---------- Material to process ----------

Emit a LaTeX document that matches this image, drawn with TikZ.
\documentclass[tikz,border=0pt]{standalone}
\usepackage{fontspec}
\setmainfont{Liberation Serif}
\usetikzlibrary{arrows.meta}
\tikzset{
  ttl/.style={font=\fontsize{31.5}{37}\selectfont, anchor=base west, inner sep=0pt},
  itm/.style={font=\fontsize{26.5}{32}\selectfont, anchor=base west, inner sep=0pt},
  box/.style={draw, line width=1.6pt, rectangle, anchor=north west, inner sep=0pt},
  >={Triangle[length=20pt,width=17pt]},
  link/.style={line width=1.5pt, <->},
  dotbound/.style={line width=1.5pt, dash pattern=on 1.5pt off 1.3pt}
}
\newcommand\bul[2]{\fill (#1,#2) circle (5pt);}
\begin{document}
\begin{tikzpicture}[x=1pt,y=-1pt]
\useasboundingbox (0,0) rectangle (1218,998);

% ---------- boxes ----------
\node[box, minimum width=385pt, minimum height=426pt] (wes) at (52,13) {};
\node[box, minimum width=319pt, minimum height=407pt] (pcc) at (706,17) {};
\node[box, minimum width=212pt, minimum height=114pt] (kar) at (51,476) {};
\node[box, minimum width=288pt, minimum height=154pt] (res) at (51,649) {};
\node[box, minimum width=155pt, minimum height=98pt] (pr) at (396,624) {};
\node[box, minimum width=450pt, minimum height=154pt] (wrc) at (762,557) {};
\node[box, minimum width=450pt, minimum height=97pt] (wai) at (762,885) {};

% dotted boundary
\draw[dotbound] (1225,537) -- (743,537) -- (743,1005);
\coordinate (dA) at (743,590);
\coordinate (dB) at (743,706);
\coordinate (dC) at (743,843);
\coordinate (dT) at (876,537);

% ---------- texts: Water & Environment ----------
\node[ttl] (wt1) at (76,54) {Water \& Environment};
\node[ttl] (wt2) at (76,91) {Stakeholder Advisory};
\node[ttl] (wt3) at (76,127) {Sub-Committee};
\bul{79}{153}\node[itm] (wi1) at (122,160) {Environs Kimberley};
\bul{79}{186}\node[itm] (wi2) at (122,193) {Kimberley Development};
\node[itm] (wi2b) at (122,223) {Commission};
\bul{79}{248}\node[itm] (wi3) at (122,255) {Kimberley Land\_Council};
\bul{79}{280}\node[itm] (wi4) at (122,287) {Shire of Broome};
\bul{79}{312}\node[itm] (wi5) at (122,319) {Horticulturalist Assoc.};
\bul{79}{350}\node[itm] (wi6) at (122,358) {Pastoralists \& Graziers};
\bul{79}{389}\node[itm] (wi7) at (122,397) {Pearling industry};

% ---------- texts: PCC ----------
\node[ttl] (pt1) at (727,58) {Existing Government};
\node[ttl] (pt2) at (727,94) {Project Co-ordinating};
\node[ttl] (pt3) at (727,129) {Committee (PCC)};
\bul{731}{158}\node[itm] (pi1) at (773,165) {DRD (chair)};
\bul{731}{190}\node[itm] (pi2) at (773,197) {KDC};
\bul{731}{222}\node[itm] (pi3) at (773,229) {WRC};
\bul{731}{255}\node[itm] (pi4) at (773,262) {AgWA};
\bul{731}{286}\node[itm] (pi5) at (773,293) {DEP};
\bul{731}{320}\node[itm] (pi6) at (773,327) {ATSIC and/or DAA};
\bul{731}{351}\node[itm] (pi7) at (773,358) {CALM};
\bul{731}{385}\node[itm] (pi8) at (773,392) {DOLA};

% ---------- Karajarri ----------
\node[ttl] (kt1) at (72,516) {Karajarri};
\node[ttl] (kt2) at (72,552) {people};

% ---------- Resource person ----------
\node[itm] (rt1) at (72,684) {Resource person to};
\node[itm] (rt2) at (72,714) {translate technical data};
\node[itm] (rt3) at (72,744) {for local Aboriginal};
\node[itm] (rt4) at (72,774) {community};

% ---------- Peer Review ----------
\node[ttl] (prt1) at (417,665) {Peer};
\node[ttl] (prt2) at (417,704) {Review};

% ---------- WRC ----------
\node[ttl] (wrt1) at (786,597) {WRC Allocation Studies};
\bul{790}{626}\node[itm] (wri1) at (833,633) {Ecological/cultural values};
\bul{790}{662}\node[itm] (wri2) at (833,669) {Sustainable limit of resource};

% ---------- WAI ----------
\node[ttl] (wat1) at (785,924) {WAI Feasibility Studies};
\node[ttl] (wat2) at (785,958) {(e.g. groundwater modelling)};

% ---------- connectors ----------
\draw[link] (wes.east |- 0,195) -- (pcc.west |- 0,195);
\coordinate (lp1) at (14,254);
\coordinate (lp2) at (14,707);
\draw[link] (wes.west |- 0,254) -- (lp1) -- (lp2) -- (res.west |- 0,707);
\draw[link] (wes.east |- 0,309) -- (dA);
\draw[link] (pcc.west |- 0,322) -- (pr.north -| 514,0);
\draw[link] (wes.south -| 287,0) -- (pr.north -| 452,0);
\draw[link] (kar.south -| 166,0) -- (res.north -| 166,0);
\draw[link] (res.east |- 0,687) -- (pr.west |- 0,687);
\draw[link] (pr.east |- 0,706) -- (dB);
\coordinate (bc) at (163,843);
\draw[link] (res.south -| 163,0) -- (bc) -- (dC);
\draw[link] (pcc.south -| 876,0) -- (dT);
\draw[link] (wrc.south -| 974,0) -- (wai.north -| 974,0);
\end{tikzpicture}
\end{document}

----------
---------- Material to process ----------

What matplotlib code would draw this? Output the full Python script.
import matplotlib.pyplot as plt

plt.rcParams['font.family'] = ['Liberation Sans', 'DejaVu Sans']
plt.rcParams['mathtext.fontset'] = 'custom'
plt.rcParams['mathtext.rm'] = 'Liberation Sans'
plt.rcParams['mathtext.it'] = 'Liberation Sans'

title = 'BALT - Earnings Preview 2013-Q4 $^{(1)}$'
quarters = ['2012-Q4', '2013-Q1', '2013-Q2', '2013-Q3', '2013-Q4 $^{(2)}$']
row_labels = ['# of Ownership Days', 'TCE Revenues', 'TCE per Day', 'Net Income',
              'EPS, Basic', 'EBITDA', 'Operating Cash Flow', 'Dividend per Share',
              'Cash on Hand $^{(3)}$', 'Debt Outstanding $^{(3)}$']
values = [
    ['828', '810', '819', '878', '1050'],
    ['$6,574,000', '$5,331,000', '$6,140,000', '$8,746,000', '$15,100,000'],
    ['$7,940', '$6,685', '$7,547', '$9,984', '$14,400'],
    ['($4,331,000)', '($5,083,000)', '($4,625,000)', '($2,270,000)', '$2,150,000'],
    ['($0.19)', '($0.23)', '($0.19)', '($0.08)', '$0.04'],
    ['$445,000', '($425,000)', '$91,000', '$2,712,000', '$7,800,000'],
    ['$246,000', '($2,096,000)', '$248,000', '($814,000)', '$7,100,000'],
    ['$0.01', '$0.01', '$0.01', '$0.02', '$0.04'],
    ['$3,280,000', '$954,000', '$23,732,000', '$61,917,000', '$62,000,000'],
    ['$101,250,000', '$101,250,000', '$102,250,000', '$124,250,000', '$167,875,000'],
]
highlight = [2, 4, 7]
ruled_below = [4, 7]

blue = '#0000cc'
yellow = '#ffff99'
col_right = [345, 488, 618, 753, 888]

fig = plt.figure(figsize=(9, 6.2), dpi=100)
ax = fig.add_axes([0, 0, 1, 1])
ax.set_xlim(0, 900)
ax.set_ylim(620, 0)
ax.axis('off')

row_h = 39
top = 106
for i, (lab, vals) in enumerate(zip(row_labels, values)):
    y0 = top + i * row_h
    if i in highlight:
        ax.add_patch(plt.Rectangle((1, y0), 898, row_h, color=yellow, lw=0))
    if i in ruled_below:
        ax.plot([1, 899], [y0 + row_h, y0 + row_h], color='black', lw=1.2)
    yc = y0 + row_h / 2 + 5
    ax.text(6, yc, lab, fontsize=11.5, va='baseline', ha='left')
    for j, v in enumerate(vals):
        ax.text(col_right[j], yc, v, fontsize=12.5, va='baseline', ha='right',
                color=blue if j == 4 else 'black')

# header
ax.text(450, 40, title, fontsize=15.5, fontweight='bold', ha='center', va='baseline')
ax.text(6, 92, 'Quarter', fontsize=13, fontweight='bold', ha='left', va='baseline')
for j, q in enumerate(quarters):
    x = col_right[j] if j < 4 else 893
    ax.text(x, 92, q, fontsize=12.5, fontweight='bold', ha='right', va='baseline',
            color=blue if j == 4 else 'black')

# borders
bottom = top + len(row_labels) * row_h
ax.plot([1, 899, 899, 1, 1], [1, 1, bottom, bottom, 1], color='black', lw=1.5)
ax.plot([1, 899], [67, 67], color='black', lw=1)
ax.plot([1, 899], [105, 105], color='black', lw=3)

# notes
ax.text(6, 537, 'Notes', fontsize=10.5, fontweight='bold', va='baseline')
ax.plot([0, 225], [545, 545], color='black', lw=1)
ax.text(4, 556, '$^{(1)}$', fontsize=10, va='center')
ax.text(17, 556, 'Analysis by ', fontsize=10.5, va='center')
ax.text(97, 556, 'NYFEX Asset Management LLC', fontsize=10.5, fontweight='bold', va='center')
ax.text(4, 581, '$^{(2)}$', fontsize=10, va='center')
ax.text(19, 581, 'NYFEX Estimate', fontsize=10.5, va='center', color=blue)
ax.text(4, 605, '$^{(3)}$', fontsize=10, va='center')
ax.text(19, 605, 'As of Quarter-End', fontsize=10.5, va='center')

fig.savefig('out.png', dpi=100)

----------

In the listing above, find the line with "What matplotlib code" and the line with "plt.rcParams['mathtext.it'] = 'Liberation", then print exactly those lines and every line between them.

What matplotlib code would draw this? Output the full Python script.
import matplotlib.pyplot as plt

plt.rcParams['font.family'] = ['Liberation Sans', 'DejaVu Sans']
plt.rcParams['mathtext.fontset'] = 'custom'
plt.rcParams['mathtext.rm'] = 'Liberation Sans'
plt.rcParams['mathtext.it'] = 'Liberation Sans'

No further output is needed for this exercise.